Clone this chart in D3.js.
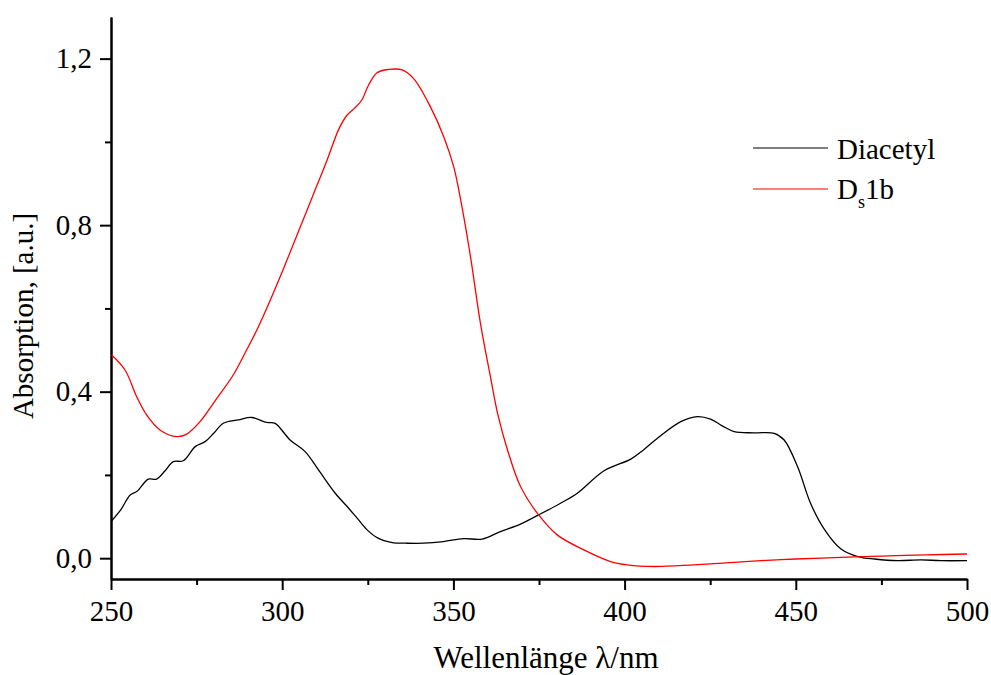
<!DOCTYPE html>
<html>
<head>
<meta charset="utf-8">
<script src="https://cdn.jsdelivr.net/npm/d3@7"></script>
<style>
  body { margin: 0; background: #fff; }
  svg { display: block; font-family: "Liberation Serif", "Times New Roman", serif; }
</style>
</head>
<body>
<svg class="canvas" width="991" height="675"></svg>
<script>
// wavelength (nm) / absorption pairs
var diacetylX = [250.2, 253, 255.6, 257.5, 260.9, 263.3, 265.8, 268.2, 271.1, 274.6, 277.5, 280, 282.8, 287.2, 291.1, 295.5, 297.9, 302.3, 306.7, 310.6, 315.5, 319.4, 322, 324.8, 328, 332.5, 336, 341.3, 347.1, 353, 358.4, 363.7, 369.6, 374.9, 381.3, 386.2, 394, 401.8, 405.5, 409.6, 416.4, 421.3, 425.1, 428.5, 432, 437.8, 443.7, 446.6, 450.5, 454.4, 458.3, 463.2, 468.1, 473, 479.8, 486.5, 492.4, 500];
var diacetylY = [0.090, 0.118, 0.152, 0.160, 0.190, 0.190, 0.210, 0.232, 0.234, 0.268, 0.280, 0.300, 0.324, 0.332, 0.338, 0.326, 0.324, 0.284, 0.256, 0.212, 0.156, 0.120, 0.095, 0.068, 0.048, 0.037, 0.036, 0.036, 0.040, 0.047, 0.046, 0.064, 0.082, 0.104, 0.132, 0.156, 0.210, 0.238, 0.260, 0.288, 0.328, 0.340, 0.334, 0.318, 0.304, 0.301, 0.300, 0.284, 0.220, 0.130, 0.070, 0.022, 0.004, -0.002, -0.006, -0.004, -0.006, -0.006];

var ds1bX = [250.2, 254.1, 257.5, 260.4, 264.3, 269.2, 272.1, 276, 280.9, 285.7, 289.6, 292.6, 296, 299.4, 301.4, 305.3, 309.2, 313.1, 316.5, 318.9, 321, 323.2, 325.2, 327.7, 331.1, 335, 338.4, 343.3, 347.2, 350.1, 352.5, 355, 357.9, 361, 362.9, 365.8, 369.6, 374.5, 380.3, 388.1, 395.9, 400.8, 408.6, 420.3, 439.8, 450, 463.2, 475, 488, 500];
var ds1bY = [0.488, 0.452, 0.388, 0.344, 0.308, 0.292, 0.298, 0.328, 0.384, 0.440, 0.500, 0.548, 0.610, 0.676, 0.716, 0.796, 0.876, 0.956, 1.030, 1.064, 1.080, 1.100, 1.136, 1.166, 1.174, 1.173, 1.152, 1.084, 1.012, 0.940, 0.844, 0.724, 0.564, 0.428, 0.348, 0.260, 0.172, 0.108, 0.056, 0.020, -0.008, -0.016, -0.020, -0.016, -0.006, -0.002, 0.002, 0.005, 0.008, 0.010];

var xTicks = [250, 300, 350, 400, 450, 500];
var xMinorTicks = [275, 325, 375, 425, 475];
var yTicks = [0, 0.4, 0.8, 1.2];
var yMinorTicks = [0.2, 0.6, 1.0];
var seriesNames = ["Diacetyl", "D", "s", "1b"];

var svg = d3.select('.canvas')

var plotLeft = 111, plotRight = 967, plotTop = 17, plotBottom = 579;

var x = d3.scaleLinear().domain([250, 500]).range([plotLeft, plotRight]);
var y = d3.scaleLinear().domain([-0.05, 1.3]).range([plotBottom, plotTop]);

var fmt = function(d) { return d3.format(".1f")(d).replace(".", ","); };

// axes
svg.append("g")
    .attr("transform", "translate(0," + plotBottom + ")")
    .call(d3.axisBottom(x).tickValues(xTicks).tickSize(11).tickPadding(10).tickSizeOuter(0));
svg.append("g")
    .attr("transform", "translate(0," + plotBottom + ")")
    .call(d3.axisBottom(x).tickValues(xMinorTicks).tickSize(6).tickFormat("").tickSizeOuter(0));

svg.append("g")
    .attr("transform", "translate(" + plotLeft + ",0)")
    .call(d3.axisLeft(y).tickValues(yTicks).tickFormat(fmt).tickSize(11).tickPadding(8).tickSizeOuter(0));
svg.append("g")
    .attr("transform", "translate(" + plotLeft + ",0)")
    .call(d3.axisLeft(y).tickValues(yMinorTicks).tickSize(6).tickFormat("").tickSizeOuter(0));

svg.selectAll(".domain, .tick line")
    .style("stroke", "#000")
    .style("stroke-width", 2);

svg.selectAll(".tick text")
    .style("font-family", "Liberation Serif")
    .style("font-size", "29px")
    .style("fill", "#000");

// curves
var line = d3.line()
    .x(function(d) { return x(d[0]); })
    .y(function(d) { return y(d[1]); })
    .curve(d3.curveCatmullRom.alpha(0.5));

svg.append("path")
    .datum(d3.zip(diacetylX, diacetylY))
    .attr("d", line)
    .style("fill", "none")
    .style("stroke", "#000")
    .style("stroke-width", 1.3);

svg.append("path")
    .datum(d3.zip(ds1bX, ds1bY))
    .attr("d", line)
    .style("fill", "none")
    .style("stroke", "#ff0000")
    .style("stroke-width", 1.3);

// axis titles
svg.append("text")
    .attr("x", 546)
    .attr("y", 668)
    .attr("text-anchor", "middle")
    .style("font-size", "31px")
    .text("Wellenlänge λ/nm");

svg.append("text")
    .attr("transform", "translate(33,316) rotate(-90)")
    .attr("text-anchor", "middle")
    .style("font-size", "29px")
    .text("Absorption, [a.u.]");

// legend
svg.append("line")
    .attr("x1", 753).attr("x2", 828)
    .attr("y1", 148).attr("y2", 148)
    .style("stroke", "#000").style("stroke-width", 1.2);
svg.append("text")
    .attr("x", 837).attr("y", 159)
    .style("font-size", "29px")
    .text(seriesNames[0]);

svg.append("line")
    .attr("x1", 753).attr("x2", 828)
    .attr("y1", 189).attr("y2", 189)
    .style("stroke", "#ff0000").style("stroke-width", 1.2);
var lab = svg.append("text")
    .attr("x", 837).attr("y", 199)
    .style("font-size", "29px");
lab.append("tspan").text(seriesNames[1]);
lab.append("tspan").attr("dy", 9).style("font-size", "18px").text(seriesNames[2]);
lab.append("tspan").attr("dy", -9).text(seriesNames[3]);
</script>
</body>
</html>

======

Omitting all pictures, restate exactly the lines of the material from its start through the line that contains "-0.004, -0.006, -0.006];".

Clone this chart in D3.js.
<!DOCTYPE html>
<html>
<head>
<meta charset="utf-8">
<script src="https://cdn.jsdelivr.net/npm/d3@7"></script>
<style>
  body { margin: 0; background: #fff; }
  svg { display: block; font-family: "Liberation Serif", "Times New Roman", serif; }
</style>
</head>
<body>
<svg class="canvas" width="991" height="675"></svg>
<script>
// wavelength (nm) / absorption pairs
var diacetylX = [250.2, 253, 255.6, 257.5, 260.9, 263.3, 265.8, 268.2, 271.1, 274.6, 277.5, 280, 282.8, 287.2, 291.1, 295.5, 297.9, 302.3, 306.7, 310.6, 315.5, 319.4, 322, 324.8, 328, 332.5, 336, 341.3, 347.1, 353, 358.4, 363.7, 369.6, 374.9, 381.3, 386.2, 394, 401.8, 405.5, 409.6, 416.4, 421.3, 425.1, 428.5, 432, 437.8, 443.7, 446.6, 450.5, 454.4, 458.3, 463.2, 468.1, 473, 479.8, 486.5, 492.4, 500];
var diacetylY = [0.090, 0.118, 0.152, 0.160, 0.190, 0.190, 0.210, 0.232, 0.234, 0.268, 0.280, 0.300, 0.324, 0.332, 0.338, 0.326, 0.324, 0.284, 0.256, 0.212, 0.156, 0.120, 0.095, 0.068, 0.048, 0.037, 0.036, 0.036, 0.040, 0.047, 0.046, 0.064, 0.082, 0.104, 0.132, 0.156, 0.210, 0.238, 0.260, 0.288, 0.328, 0.340, 0.334, 0.318, 0.304, 0.301, 0.300, 0.284, 0.220, 0.130, 0.070, 0.022, 0.004, -0.002, -0.006, -0.004, -0.006, -0.006];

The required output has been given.